5 Questions with The Sunny Era on The Sky King: playing June 15 at the Amsterdam

 The Sunny Era has been played for decades together. Let that sink in and then check out the upcoming album, The Sky King, with its layered take on love in all tenses. It’s a subtle and dreamy look at a life almost like Ebeneezer Scrooge, but without the evil ghosts or need to repent. Just an opportunity to revisit and let emotions run through you. Album release on June 15 at the Amsterdam Bar.

There’s a melancholy in the songs. It feels like sadness in the rearview rather than straight ahead or in the minute. Can you tell us about the overall theme or story of the album?

The theme of the album is the love you have left behind. People, things, ideas, thoughts, important personal connections that no longer exist, or exist somewhere that is no longer where you are now. The overall theme is a person watching these things float away and drift off to a different time and space, good or bad.

The juxtaposition of The Lifetime and The Second Lifetime is striking. The Lifetime has an exotic haunting feel; The Second Lifetime seems happier and yet haunted in a more definite way. Did you set off to create two songs about lifetime or did one follow the other naturally?

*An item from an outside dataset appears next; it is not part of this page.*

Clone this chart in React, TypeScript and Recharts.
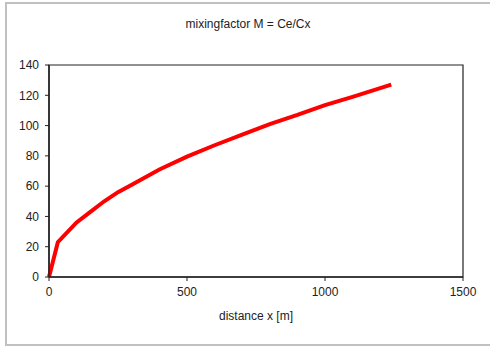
import React from 'react';
import { LineChart, Line, XAxis, YAxis, ReferenceArea } from 'recharts';

// distance x [m]
const distance = [0, 32, 100, 150, 200, 250, 300, 400, 500, 600, 700, 800, 900, 1000, 1100, 1240];
// mixing factor M
const mixing = [0, 23, 36, 43, 50, 56, 61, 71, 79.5, 87, 94, 101, 107, 113.5, 119, 127];

const xTicks = [0, 500, 1000, 1500];
const yTicks = [0, 20, 40, 60, 80, 100, 120, 140];

const data = distance.map((x, i) => ({ x, m: mixing[i] }));

const font = 'Liberation Sans, Arial, sans-serif';

export default function App() {
  return (
    <div
      style={{
        position: 'absolute',
        left: 0,
        top: 0,
        width: 490,
        height: 347,
        overflow: 'hidden',
        background: '#fff',
        fontFamily: font,
      }}
    >
      <div
        style={{
          position: 'absolute',
          left: 5,
          top: 2,
          width: 500,
          height: 340,
          border: '2px solid #c0c0c0',
        }}
      />
      <div
        style={{
          position: 'absolute',
          left: 0,
          width: 496,
          top: 17,
          textAlign: 'center',
          fontSize: 12,
          color: '#222',
        }}
      >
        mixingfactor M = Ce/Cx
      </div>
      <div
        style={{
          position: 'absolute',
          left: 0,
          width: 512,
          top: 309,
          textAlign: 'center',
          fontSize: 12,
          color: '#222',
        }}
      >
        distance x [m]
      </div>
      <div style={{ position: 'absolute', left: 0, top: 0 }}>
        <LineChart
          width={490}
          height={347}
          data={data}
          margin={{ top: 65, right: 27, left: 0, bottom: 0 }}
        >
          <XAxis
            dataKey="x"
            type="number"
            domain={[0, 1500]}
            ticks={xTicks}
            height={70}
            tickSize={4}
            tickMargin={6}
            axisLine={{ stroke: '#222', strokeWidth: 1.5 }}
            tickLine={{ stroke: '#222' }}
            tick={{ fill: '#222', fontSize: 12, fontFamily: font }}
          />
          <YAxis
            type="number"
            domain={[0, 140]}
            ticks={yTicks}
            width={49}
            tickSize={4}
            tickMargin={6}
            axisLine={{ stroke: '#222', strokeWidth: 1.5 }}
            tickLine={{ stroke: '#222' }}
            tick={{ fill: '#222', fontSize: 12, fontFamily: font }}
          />
          <ReferenceArea x1={0} x2={1500} y1={0} y2={140} fill="none" stroke="#222" strokeWidth={1.2} />
          <Line
            dataKey="m"
            type="linear"
            stroke="#ff0000"
            strokeWidth={4}
            dot={false}
            isAnimationActive={false}
          />
        </LineChart>
      </div>
    </div>
  );
}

These are two songs that belonged together. I really think we live many lives throughout our lifetime. The Lifetime was written as a first life, dark, raw, telling a story how we thought or think it was. The Second Lifetime becomes a nuanced view on the next steps, when “I was getting old with you” as a metaphor or as a real occurrence with someone or with ourselves. I agree that it is more haunting in a definitive way.

As a band you’ve grown over the years. Has that widened the band or deepened it? Do you have a greater number of influences or strengthen what you already had?

Definitely both. As a band that has been playing for many years together, we all bring our own breadth and depth to rehearsals. We are always bringing music to listen to, some new, some old. I do think we have a greater number of influences but this also strengthens what we have done and continue to do.

The Soliloquy is a gorgeous, emotive song but instrumental. It sets the tone so well. What made you decide to start with a song without lyrics?

I truly believe that music has no boundaries. Lyrics, chord structure, language, culture, sounds, timbre, I could go on. Nothing really matters here but how we feel about it and what it has made us feel in the past. In creating a soundscape with something powerful yet elegant, with the violin on top of the guitar, pounding drums, and theremin, this is always something we love to explore. The juxtaposition of timbre, the theremin playing against a pounding beat with a guitar rocking out off to the side, so interesting to hear how that plays out live and otherwise.

Tell us about the upcoming release show.

We’re at the Amsterdam Bar & Hall on June 15 with Better Years and Brian Just Band. These are two bands that are so wonderful, friends we have had for a long time, and some of the most beautiful people you will meet. Better Years is so expressive with what they do, great guitars that really thrive with the vocal harmonies that they produce. Brian Just Band is a band that I would take with me to a deserted island, it is so Radiation City-esque, tunes that really relax and make you think about how surreal and great life is, calming and peaceful. We can’t wait to share the stage with them!